_Exercise instructions:_
Write out each line of the listing as it stands, without the images.

_Data block:_
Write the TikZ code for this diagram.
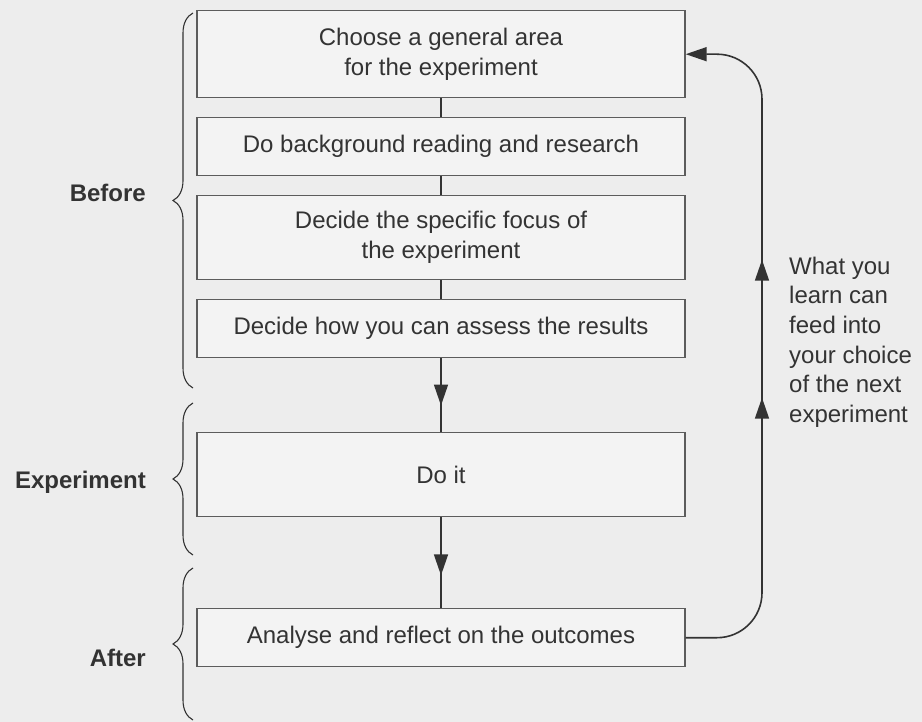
\documentclass[tikz,border=0pt]{standalone}
\usepackage{fontspec}
\setmainfont{Liberation Sans}
\usetikzlibrary{arrows.meta,positioning,decorations.pathreplacing,decorations.markings}
\definecolor{PaperGray}{HTML}{EDEDED}
\definecolor{BoxGray}{HTML}{F3F3F3}
\definecolor{InkGray}{HTML}{333333}
\definecolor{EdgeGray}{HTML}{5C5C5C}

\begin{document}
\begin{tikzpicture}[
  x=1pt, y=-1pt,
  node distance=18.6pt,
  >={Triangle[length=21pt, width=14pt]},
  stage/.style={draw=EdgeGray, line width=1.4pt, fill=BoxGray, minimum width=488pt,
    minimum height=58pt, align=center, font=\fontsize{24}{30}\selectfont, text=InkGray, inner sep=0pt},
  tallstage/.style={stage, minimum height=84pt},
  phase/.style={font=\fontsize{24}{30}\selectfont\bfseries, text=InkGray, anchor=east, inner sep=0pt},
  phasebrace/.style={decorate, decoration={brace, amplitude=20pt}, draw=InkGray, line width=1.1pt},
  link/.style={draw=InkGray, line width=1.6pt},
  flow/.style={link, postaction={decorate, decoration={markings,
    mark=at position 0.64 with {\arrow{>}}}}},
  loopback/.style={link, rounded corners=45pt, ->, postaction={decorate, decoration={markings,
    mark=at position 297pt with {\arrow{>}},
    mark=at position 435pt with {\arrow{>}}}}}
]
\useasboundingbox (0,0) rectangle (922,722);
\fill[PaperGray] (0,0) rectangle (922,722);

% stages of the experiment
\node[tallstage, minimum height=87pt, anchor=north] (area) at (441,10) {Choose a general area\\for the experiment};
\node[stage, below=of area] (reading) {Do background reading and research};
\node[tallstage, below=of reading] (focus) {Decide the specific focus of\\the experiment};
\node[stage, below=of focus] (assess) {Decide how you can assess the results};
\node[tallstage, below=73.6pt of assess] (doit) {Do it};
\node[stage, below=90.6pt of doit] (analyse) {Analyse and reflect on the outcomes};

\draw[link] (area) -- (reading);
\draw[link] (reading) -- (focus);
\draw[link] (focus) -- (assess);
\draw[flow] (assess) -- (doit);
\draw[flow] (doit) -- (analyse);

% feedback loop
\coordinate (turn) at (762,0);
\draw[loopback] (analyse.east) -- (analyse.east -| turn) -- (area.east -| turn) -- (area.east);
\node[align=left, anchor=west, inner sep=0pt, text=InkGray, font=\fontsize{24}{29.6}\selectfont]
  (learn) at (789,342) {What you\\learn can\\feed into\\your choice\\of the next\\experiment};

% phases
\coordinate (beforetop) at (193,13);
\coordinate (beforebot) at (193,388);
\coordinate (exptop) at (193,403);
\coordinate (expbot) at (193,555);
\coordinate (aftertop) at (193,568);
\coordinate (afterbot) at (193,720);
\draw[phasebrace] (beforebot) -- (beforetop);
\draw[phasebrace] (expbot) -- (exptop);
\draw[phasebrace] (afterbot) -- (aftertop);
\node[phase] (before) at (146,193) {Before};
\node[phase] (experiment) at (146,482) {Experiment};
\node[phase] (after) at (146,658) {After};
\end{tikzpicture}
\end{document}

_Result:_
Write the TikZ code for this diagram.
\documentclass[tikz,border=0pt]{standalone}
\usepackage{fontspec}
\setmainfont{Liberation Sans}
\usetikzlibrary{arrows.meta,positioning,decorations.pathreplacing,decorations.markings}
\definecolor{PaperGray}{HTML}{EDEDED}
\definecolor{BoxGray}{HTML}{F3F3F3}
\definecolor{InkGray}{HTML}{333333}
\definecolor{EdgeGray}{HTML}{5C5C5C}

\begin{document}
\begin{tikzpicture}[
  x=1pt, y=-1pt,
  node distance=18.6pt,
  >={Triangle[length=21pt, width=14pt]},
  stage/.style={draw=EdgeGray, line width=1.4pt, fill=BoxGray, minimum width=488pt,
    minimum height=58pt, align=center, font=\fontsize{24}{30}\selectfont, text=InkGray, inner sep=0pt},
  tallstage/.style={stage, minimum height=84pt},
  phase/.style={font=\fontsize{24}{30}\selectfont\bfseries, text=InkGray, anchor=east, inner sep=0pt},
  phasebrace/.style={decorate, decoration={brace, amplitude=20pt}, draw=InkGray, line width=1.1pt},
  link/.style={draw=InkGray, line width=1.6pt},
  flow/.style={link, postaction={decorate, decoration={markings,
    mark=at position 0.64 with {\arrow{>}}}}},
  loopback/.style={link, rounded corners=45pt, ->, postaction={decorate, decoration={markings,
    mark=at position 297pt with {\arrow{>}},
    mark=at position 435pt with {\arrow{>}}}}}
]
\useasboundingbox (0,0) rectangle (922,722);
\fill[PaperGray] (0,0) rectangle (922,722);

% stages of the experiment
\node[tallstage, minimum height=87pt, anchor=north] (area) at (441,10) {Choose a general area\\for the experiment};
\node[stage, below=of area] (reading) {Do background reading and research};
\node[tallstage, below=of reading] (focus) {Decide the specific focus of\\the experiment};
\node[stage, below=of focus] (assess) {Decide how you can assess the results};
\node[tallstage, below=73.6pt of assess] (doit) {Do it};
\node[stage, below=90.6pt of doit] (analyse) {Analyse and reflect on the outcomes};

\draw[link] (area) -- (reading);
\draw[link] (reading) -- (focus);
\draw[link] (focus) -- (assess);
\draw[flow] (assess) -- (doit);
\draw[flow] (doit) -- (analyse);

% feedback loop
\coordinate (turn) at (762,0);
\draw[loopback] (analyse.east) -- (analyse.east -| turn) -- (area.east -| turn) -- (area.east);
\node[align=left, anchor=west, inner sep=0pt, text=InkGray, font=\fontsize{24}{29.6}\selectfont]
  (learn) at (789,342) {What you\\learn can\\feed into\\your choice\\of the next\\experiment};

% phases
\coordinate (beforetop) at (193,13);
\coordinate (beforebot) at (193,388);
\coordinate (exptop) at (193,403);
\coordinate (expbot) at (193,555);
\coordinate (aftertop) at (193,568);
\coordinate (afterbot) at (193,720);
\draw[phasebrace] (beforebot) -- (beforetop);
\draw[phasebrace] (expbot) -- (exptop);
\draw[phasebrace] (afterbot) -- (aftertop);
\node[phase] (before) at (146,193) {Before};
\node[phase] (experiment) at (146,482) {Experiment};
\node[phase] (after) at (146,658) {After};
\end{tikzpicture}
\end{document}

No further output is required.